Starting in the 1930s, the airfield played annual host to Aviation Day festivities, held on the third weekend in August. It was reconstructed in 1936, to include a new concrete runway. During this time the airfields civilian operations were diverted to the new Moscovian airfield Bykovo and the test fligts to Podlipki.
The airport received its own metro station in 1938.
Leading aircraft design bureaus had ther offices at the airfield, such as Sukhoi, Mikoyan, Ilyushin and Yakovlev.


The terminal building in the 1930s (forum-avia.ru).


Moscow Central Airfield, photographed by the Luftwaffe in July 1941 (forum-antikvariat.ru, rotated to show the proper north)

After World War II only three aircraft manufacturing plants were left at the airfield: Plants number 30, 51 and 240. 
By 1948 most scheduled flying had been transferred to airfields around Moscow, notably Bykovo and Vnukovo. After that year the main pupose of Central Airfield was the testing of new aircraft. The most active operator was Plant 30. In the 1950s it tested the Il-12, Il-14, bombers and the Il-28. Their first flights usually took of and landed at the 345° runway. Between 1959 and 1978 Ilyushin built and tested the Il-18 passenger aircraft, as well as the Il-20, Il-22 and Il-38. Their first flights took off heading 09 and landed 27.


A series of Il-12 'Crate' at the airfield in 1949 (avsim.su).


An IL-18 passenger aircraft at the Central Airport Frunze (Khodynka). In the foreground - a platform with meteorological equipment, in the background - house number 44 on the Leningrad Prospect (oldmos.ru).


Declassified US satelllite picture of Khodynka, believed to have been shot ca. 1966 (avsim.su).

From 1960 until 1971 the airport doubled as a helicopter terminal with scheduled flights to Vnukovo, Domodedovo and Sheremetyevo. 
In 1971 the airport witnessed the first flight of the Il-76. Five years later the Il-86 took off for the first time, the Soviet Unions first widebody airliner. Both used the 09/27 runway towards Kuusinen Street. From the late 1970s however, with the city creeping in on the airfield, the airport rapidly lost in importance. The number of flights diminished sharply, although in the 1990s two new aircraft were tested from the airfield: the Il-96-300 and the Il-114.

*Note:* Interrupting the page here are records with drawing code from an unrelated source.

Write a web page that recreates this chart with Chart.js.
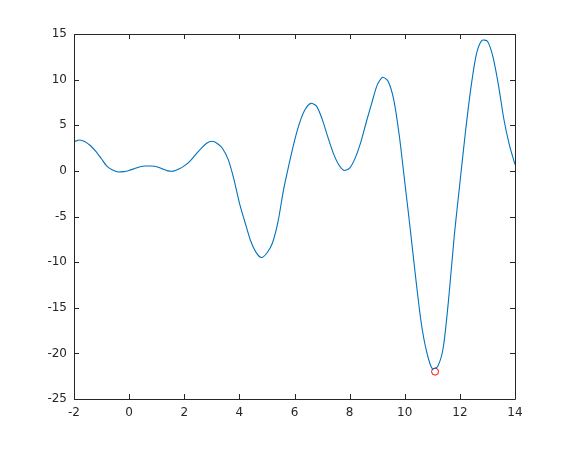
<!DOCTYPE html>
<html>
<head>
<meta charset="utf-8">
<script src="https://cdn.jsdelivr.net/npm/chart.js@4"></script>
<style>
  html, body { margin: 0; padding: 0; background: #fff; }
  #wrap { width: 570px; height: 450px; }
</style>
</head>
<body>
<div id="wrap"><canvas id="plot" width="570" height="450"></canvas></div>
<script>
// curve samples
const xs = [-2.0,-1.8,-1.6,-1.4,-1.2,-1.0,-0.8,-0.6,-0.4,-0.2,
  0.0,0.2,0.4,0.6,0.8,1.0,1.2,1.4,1.6,1.8,
  2.0,2.2,2.4,2.6,2.8,3.0,3.2,3.4,3.6,3.8,
  4.0,4.2,4.4,4.6,4.8,5.0,5.2,5.4,5.6,5.8,
  6.0,6.2,6.4,6.6,6.8,7.0,7.2,7.4,7.6,7.8,
  8.0,8.2,8.4,8.6,8.8,9.0,9.2,9.4,9.6,9.8,
  10.0,10.2,10.4,10.6,10.8,11.0,11.2,11.4,11.6,11.8,
  12.0,12.2,12.4,12.6,12.8,13.0,13.2,13.4,13.6,13.8,14.0];
const ys = [3.2,3.38,3.2,2.75,2.1,1.3,0.5,0.1,-0.12,-0.08,
  0.05,0.25,0.45,0.53,0.53,0.46,0.22,0.0,-0.03,0.2,
  0.55,1.05,1.75,2.4,3.0,3.24,3.0,2.4,1.2,-0.9,
  -3.5,-5.6,-7.6,-8.9,-9.5,-9.0,-7.9,-5.6,-2.1,0.7,
  3.3,5.4,6.8,7.4,7.1,5.7,3.8,2.0,0.7,0.05,
  0.3,1.4,3.1,5.3,7.4,9.4,10.26,9.8,7.8,3.9,
  -1.2,-6.4,-11.8,-16.7,-19.9,-21.7,-21.4,-19.3,-13.8,-7.0,
  -1.36,4.2,9.1,12.8,14.3,14.2,12.5,9.4,5.6,2.8,0.7];

// minimum marker
const minX = [11.1];
const minY = [-22.0];

const xTicks = [-2, 0, 2, 4, 6, 8, 10, 12, 14];
const yTicks = [-25, -20, -15, -10, -5, 0, 5, 10, 15];

const axisColor = '#262626';

// box + inward ticks on all four sides, like the octave axes
const boxTicks = {
  id: 'boxTicks',
  afterDraw(chart){
    const { ctx, chartArea: a, scales } = chart;
    const len = 5;
    ctx.save();
    ctx.strokeStyle = axisColor;
    ctx.lineWidth = 1;
    ctx.beginPath();
    ctx.rect(Math.round(a.left) + 0.5, Math.round(a.top) + 0.5,
             Math.round(a.right - a.left), Math.round(a.bottom - a.top));
    xTicks.forEach(v => {
      const px = Math.round(scales.x.getPixelForValue(v)) + 0.5;
      ctx.moveTo(px, a.bottom); ctx.lineTo(px, a.bottom - len);
      ctx.moveTo(px, a.top);    ctx.lineTo(px, a.top + len);
    });
    yTicks.forEach(v => {
      const py = Math.round(scales.y.getPixelForValue(v)) + 0.5;
      ctx.moveTo(a.left, py);  ctx.lineTo(a.left + len, py);
      ctx.moveTo(a.right, py); ctx.lineTo(a.right - len, py);
    });
    ctx.stroke();
    ctx.restore();
  }
};

const curve = xs.map((x, i) => ({ x, y: ys[i] }));
const minPts = minX.map((x, i) => ({ x, y: minY[i] }));

new Chart(document.getElementById('plot'), {
  type: 'scatter',
  data: {
    datasets: [
      {
        data: curve,
        showLine: true,
        borderColor: '#0072BD',
        borderWidth: 1.1,
        pointRadius: 0,
        tension: 0.25,
        fill: false
      },
      {
        data: minPts,
        showLine: false,
        pointStyle: 'circle',
        pointRadius: 3.5,
        borderColor: '#ff0000',
        borderWidth: 1,
        backgroundColor: 'rgba(0,0,0,0)'
      }
    ]
  },
  options: {
    responsive: false,
    animation: false,
    events: [],
    layout: { padding: { top: 34, right: 55, left: 0, bottom: 0 } },
    plugins: { legend: { display: false }, tooltip: { enabled: false } },
    scales: {
      x: {
        type: 'linear', min: -2, max: 14,
        afterFit: s => { s.height = 51; },
        afterBuildTicks: s => { s.ticks = xTicks.map(v => ({ value: v })); },
        grid: { display: false, drawTicks: false },
        border: { display: false },
        ticks: { color: axisColor, padding: 7, font: { family: 'DejaVu Sans', size: 12 } }
      },
      y: {
        type: 'linear', min: -25, max: 15,
        afterFit: s => { s.width = 74; },
        afterBuildTicks: s => { s.ticks = yTicks.map(v => ({ value: v })); },
        grid: { display: false, drawTicks: false },
        border: { display: false },
        ticks: { color: axisColor, padding: 7, font: { family: 'DejaVu Sans', size: 12 } }
      }
    }
  },
  plugins: [boxTicks]
});
</script>
</body>
</html>
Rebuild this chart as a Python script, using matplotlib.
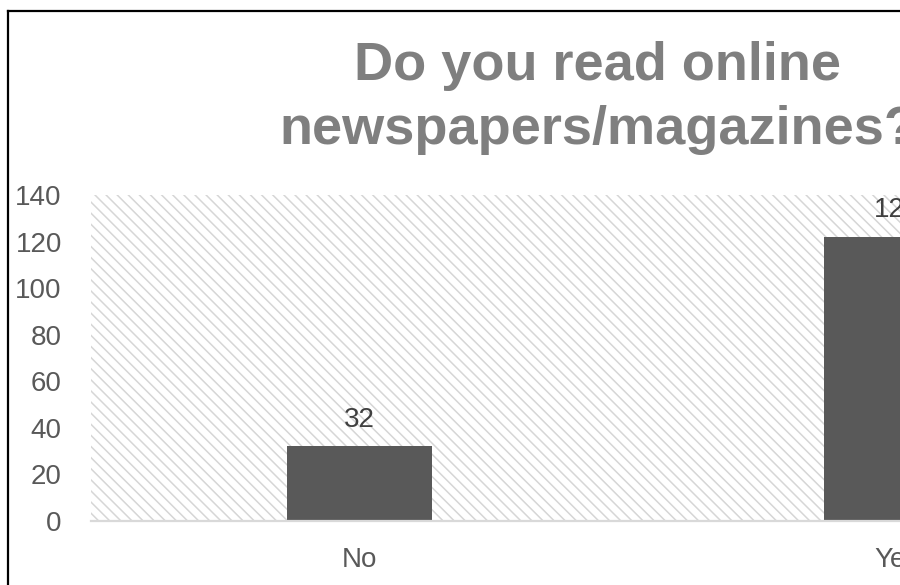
import matplotlib
matplotlib.use("Agg")
import matplotlib.pyplot as plt
from matplotlib.lines import Line2D

# Survey answers and counts
categories = ["No", "Yes"]
counts = [32, 122]
title_text = "Do you read online\nnewspapers/magazines?"
y_ticks = [0, 20, 40, 60, 80, 100, 120, 140]

plt.rcParams["font.family"] = ["Liberation Sans", "DejaVu Sans"]
plt.rcParams["hatch.color"] = "#d6d6d6"
plt.rcParams["hatch.linewidth"] = 1.1

fig = plt.figure(figsize=(9, 5.85), dpi=100)
fig.patch.set_facecolor("white")

# Plot area is wider than the canvas; the right part runs off the edge
ax = fig.add_axes([91 / 900, 1 - 521 / 585, 1074 / 900, 326 / 585])
ax.set_facecolor("white")
ax.patch.set_hatch("\\\\\\")
ax.patch.set_edgecolor("#d6d6d6")
ax.patch.set_linewidth(0)

x = list(range(len(categories)))
bars = ax.bar(x, counts, width=0.27, color="#595959", zorder=3)

for xi, v in zip(x, counts):
    ax.annotate(str(v), xy=(xi, v), xytext=(0, 10), textcoords="offset points",
                ha="center", va="bottom", fontsize=20, color="#404040", zorder=4)

ax.set_xlim(-0.5, len(categories) - 0.5)
ax.set_ylim(0, 140)
ax.set_yticks(y_ticks)
ax.set_yticklabels([str(t) for t in y_ticks])
ax.set_xticks(x)
ax.set_xticklabels(categories)
ax.tick_params(axis="y", length=0, pad=21, labelsize=20, labelcolor="#595959")
ax.tick_params(axis="x", length=0, pad=19, labelsize=20, labelcolor="#595959")

for side in ("left", "right", "top"):
    ax.spines[side].set_visible(False)
ax.spines["bottom"].set_color("#d9d9d9")
ax.spines["bottom"].set_linewidth(1.6)
ax.spines["bottom"].set_zorder(5)

fig.text(598 / 900, 1 - 41 / 585, title_text, ha="center", va="top",
         fontsize=39, fontweight="bold", color="#7f7f7f", linespacing=1.36)

# Chart frame (left and top edges)
fig.add_artist(Line2D([7.5 / 900, 7.5 / 900], [0, 1 - 11 / 585], color="black",
                      linewidth=1.6, transform=fig.transFigure))
fig.add_artist(Line2D([7.5 / 900, 1.2], [1 - 11 / 585, 1 - 11 / 585], color="black",
                      linewidth=1.6, transform=fig.transFigure))

fig.savefig("out.png", dpi=100)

The final aircraft to take off from the airfield was an Il-38 'May' for the Indian Navy on 3 July 2003. The airport closed and was struck from the list of airfields of the Russian Federation. Decommissioned aircraft and helicopters (most of them prototypes) were parked on the runway. 


August 2003, only 3 months after the last aircraft had taken off from the airfield (Google Earth).

Although the central part of the airfield is still owned by the Russian MoD, many high rises have been built at the airfields perimeter. The central parts of the runways are still present, and are now used to display the aircraft that were stored at the airfield in anticipation of the planned Khodynka Museum of Aviation. 3 design bureas still have their offices, hangars and plants around the airfield: MiG, Sukhoi and Ilyushin. The old terminal still exists but has been converted for office uses. The new terminal is now the shopping center 'Aviacity'.


May 2007, all the stored aircraft have been moved to the former runway (Google Earth)


Situation in May 2010 (Google Earth)


High rises surround the airfield in 2010 (Wikipedia).

According to an article in The Vintage News in August 2016, the airfield is slowly losing its aircraft as the redevelopment of the former airfield continues. The airfield is illustrated by a great series of photos of Soviet prototype aircraft at the former airport.